Sojitz India Pvt. Ltd. Vs. Commercial Tax Officer (Enforcement), Vellore – 2021 (50) G.S.T.L. 280 (High Court – Madras)

A revisional power cannot be akin to appellate power and at best, the Revisional Authority can consider as to whether there was any procedural error committed by the Lower Authority.

Facts-The appellant filed the said writ petition challenging an order passed by the second respondent in R.T. No. 82/2016, dated 6-2-2017. The said revision petition was filed by the appellant before the second respondent against the order passed by the first respondent herein dated 13-3-2016 detaining the goods, which were transported from Maharashtra to Tamil Nadu and imposing a compounding fee.
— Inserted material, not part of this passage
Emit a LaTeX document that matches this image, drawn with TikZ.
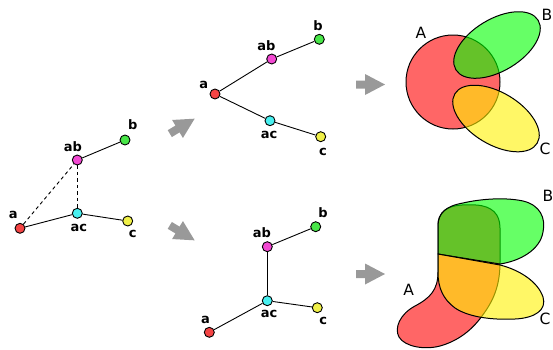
\documentclass[tikz,border=0pt]{standalone}
\usepackage{fontspec}
\setmainfont{DejaVu Sans}
\begin{document}
\begin{tikzpicture}[x=1pt,y=-1pt,
  vert/.style={circle,draw=black,line width=0.9pt,minimum size=10pt,inner sep=0pt},
  lbl/.style={font=\bfseries\fontsize{13}{15}\selectfont,anchor=base,inner sep=0pt},
  set/.style={font=\fontsize{15.5}{18}\selectfont,anchor=base,inner sep=0pt},
  edge/.style={line width=0.9pt},
  dedge/.style={line width=0.9pt,dash pattern=on 3.5pt off 3pt},
  blk/.style={fill=black!40,draw=none},
  venn/.style={draw=black,line width=1pt,fill opacity=0.6}
]
\useasboundingbox (0,0) rectangle (553,349);
\definecolor{cA}{RGB}{244,68,68}
\definecolor{cAB}{RGB}{242,72,210}
\definecolor{cB}{RGB}{72,230,72}
\definecolor{cAC}{RGB}{72,240,240}
\definecolor{cC}{RGB}{240,240,72}
\def\blockarrow{(0,-4) -- (9,-4) -- (9,-10.5) -- (29,0) -- (9,10.5) -- (9,4) -- (0,4) -- cycle}

% ---------- left graph ----------
\node[vert,fill=cA]  (La)  at (20,228.3) {};
\node[vert,fill=cAB] (Lab) at (77.3,160) {};
\node[vert,fill=cB]  (Lb)  at (125,140) {};
\node[vert,fill=cAC] (Lac) at (77.3,213.3) {};
\node[vert,fill=cC]  (Lc)  at (127.7,221) {};
\draw[edge] (La) -- (Lac);
\draw[edge] (Lac) -- (Lc);
\draw[edge] (Lab) -- (Lb);
\draw[dedge] (La) -- (Lab);
\draw[dedge] (Lab) -- (Lac);
\node[lbl] (tLa)  at (13.3,218.5) {a};
\node[lbl] (tLab) at (73,151.7) {ab};
\node[lbl] (tLb)  at (132.7,129.5) {b};
\node[lbl] (tLac) at (78.8,231.5) {ac};
\node[lbl] (tLc)  at (132.7,237) {c};

% ---------- top middle graph ----------
\node[vert,fill=cA]  (Ta)  at (215,94) {};
\node[vert,fill=cAB] (Tab) at (271.7,59) {};
\node[vert,fill=cB]  (Tb)  at (319.3,39.3) {};
\node[vert,fill=cAC] (Tac) at (270,120.7) {};
\node[vert,fill=cC]  (Tc)  at (320.7,136.7) {};
\draw[edge] (Ta) -- (Tab);
\draw[edge] (Tab) -- (Tb);
\draw[edge] (Ta) -- (Tac);
\draw[edge] (Tac) -- (Tc);
\node[lbl] (tTa)  at (203.7,88) {a};
\node[lbl] (tTab) at (266.3,50.5) {ab};
\node[lbl] (tTb)  at (318,30) {b};
\node[lbl] (tTac) at (269,138) {ac};
\node[lbl] (tTc)  at (323,155) {c};

% ---------- bottom middle graph ----------
\node[vert,fill=cA]  (Ba)  at (209.3,332.3) {};
\node[vert,fill=cAB] (Bab) at (267.3,246.7) {};
\node[vert,fill=cB]  (Bb)  at (315.7,226.7) {};
\node[vert,fill=cAC] (Bac) at (267.3,300.7) {};
\node[vert,fill=cC]  (Bc)  at (317.3,307.7) {};
\draw[edge] (Ba) -- (Bac);
\draw[edge] (Bac) -- (Bc);
\draw[edge] (Bac) -- (Bab);
\draw[edge] (Bab) -- (Bb);
\node[lbl] (tBa)  at (205.5,323) {a};
\node[lbl] (tBab) at (262,237) {ab};
\node[lbl] (tBb)  at (323,217.5) {b};
\node[lbl] (tBac) at (269,317.5) {ac};
\node[lbl] (tBc)  at (323.3,324) {c};

% ---------- block arrows ----------
\begin{scope}[shift={(169.8,133.6)},rotate=31]
  \fill[blk] \blockarrow;
\end{scope}
\begin{scope}[shift={(169.8,225.4)},rotate=-31]
  \fill[blk] \blockarrow;
\end{scope}
\begin{scope}[shift={(356,84.5)}]
  \fill[blk] \blockarrow;
\end{scope}
\begin{scope}[shift={(356,274)}]
  \fill[blk] \blockarrow;
\end{scope}

% ---------- top Venn ----------
\filldraw[venn,fill=red] (453,82) circle[radius=47];
\filldraw[venn,fill=green,rotate around={31:(497,45)}] (497,45) ellipse[x radius=48,y radius=26];
\filldraw[venn,fill=yellow,rotate around={-31:(496,118.5)}] (496,118.5) ellipse[x radius=48,y radius=26];
\node[set] (VA) at (421,38.3) {A};
\node[set] (VB) at (547,20.7) {B};
\node[set] (VC) at (545,154) {C};

% ---------- bottom Venn ----------
\filldraw[venn,fill=red]
  (438,223) -- (438,272)
  .. controls (438,290) and (430,298) .. (415,306)
  .. controls (400,314) and (394,328) .. (399,337)
  .. controls (405,347) and (425,350) .. (440,346)
  .. controls (458,341) and (472,330) .. (482,316)
  .. controls (494,300) and (500,285) .. (500,262)
  -- (500,228)
  .. controls (500,214) and (492,206) .. (476,205)
  .. controls (456,204) and (440,206) .. (438,223)
  -- cycle;
\filldraw[venn,fill=green]
  (438,254) -- (438,226)
  .. controls (438,213) and (446,206) .. (463,203)
  .. controls (480,199) and (505,197) .. (523,201)
  .. controls (540,205) and (546,218) .. (543,232)
  .. controls (540,250) and (520,261) .. (500,264)
  -- cycle;
\filldraw[venn,fill=yellow]
  (438,254) -- (500,265)
  .. controls (520,270) and (538,282) .. (543,297)
  .. controls (547,310) and (535,318) .. (515,319)
  .. controls (495,320) and (470,318) .. (455,308)
  .. controls (443,299) and (438,288) .. (438,272)
  -- cycle;
\node[set] (WA) at (408.7,295) {A};
\node[set] (WB) at (548,201.7) {B};
\node[set] (WC) at (545,324) {C};
\end{tikzpicture}
\end{document}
The second respondent disposed of the said revision petition by remanding the matter to the first respondent to fix the correct compounding fee as per the provisions of the Statute namely Section 72(1)(a) of the Tamil Nadu Value Added Tax Act, 2006 (for short, the Act). The Learned Single Judge, who heard the said writ petition, held that as against the order passed by the second respondent dated 6-2-2017, a second revision lies before the Additional Commissioner (CT) (RP), office of the Commissioner of Commercial Taxes, Chepauk, Chennai-5 and the time limit for filing the second revision was 30 days. the Learned Single Judge held that the High Court, in exercise of powers under Article 226 of the Constitution of India, ought not to entertain a writ petition assailing the order passed by a statutory authority which was not appealed against within the maximum period of limitation before the concerned Appellate Authority and accordingly dismissed the said writ petition.

Held- The Hon’ble High Court held that the first respondent has not recorded as to why the documents produced by the appellant cannot be accepted. If any clarification is required, the same could have been called for. Therefore, it is clear that the compounding notice dated 13-3-2016 is not only a non-speaking notice, but a notice in violation of the principles of natural justice, as the grounds raised by the appellant have not been considered by the first respondent.

The same mistake was committed by the second respondent – the Revisional Authority, who is in the cadre of Joint Commissioner. We have observed that the order is devoid of any reasons. Therefore, not only the compounding notice, but also the detention order are arbitrary, unreasonable and in violation of the principles of natural justice. Further, this Court is not denuded of its jurisdiction to interfere with the same.

A revisional power cannot be akin to appellate power and at best, the Revisional Authority can consider as to whether there was any procedural error committed by the Lower Authority, but would not be justified in re-appreciating the entire facts. The remedy provided under Section 57 of the Act, in so far as the appellant’s case is concerned, is not an effective remedy because the First Revisional Authority failed to record any reasons nor there was any fairness in the approach of the second respondent apart from violating the principles of natural justice. This issue can never be set right by the Second Revisional Authority, who appears to be an officer in the cadre of Additional Commissioner.

For the foregoing reasons, the writ appeal is allowed and the impugned order passed by the Learned Single Judge is set aside. Consequently, the order passed by the second respondent dated 6-2-2017 in R.P. No. 82/2016 and the demand notice dated 3-3-2017 issued by the first respondent are set aside. The first respondent is directed to refund the sum of Rs. 6,50,000/- (Rupees six lakhs and fifty thousand only) paid by the appellant dealer at the time of release of goods. The said amount shall be refunded to the appellant-dealer within a period two months from date of receipt of a copy of this judgment with an option to adjust the same against any other tax liability that may arise in respect of the appellant.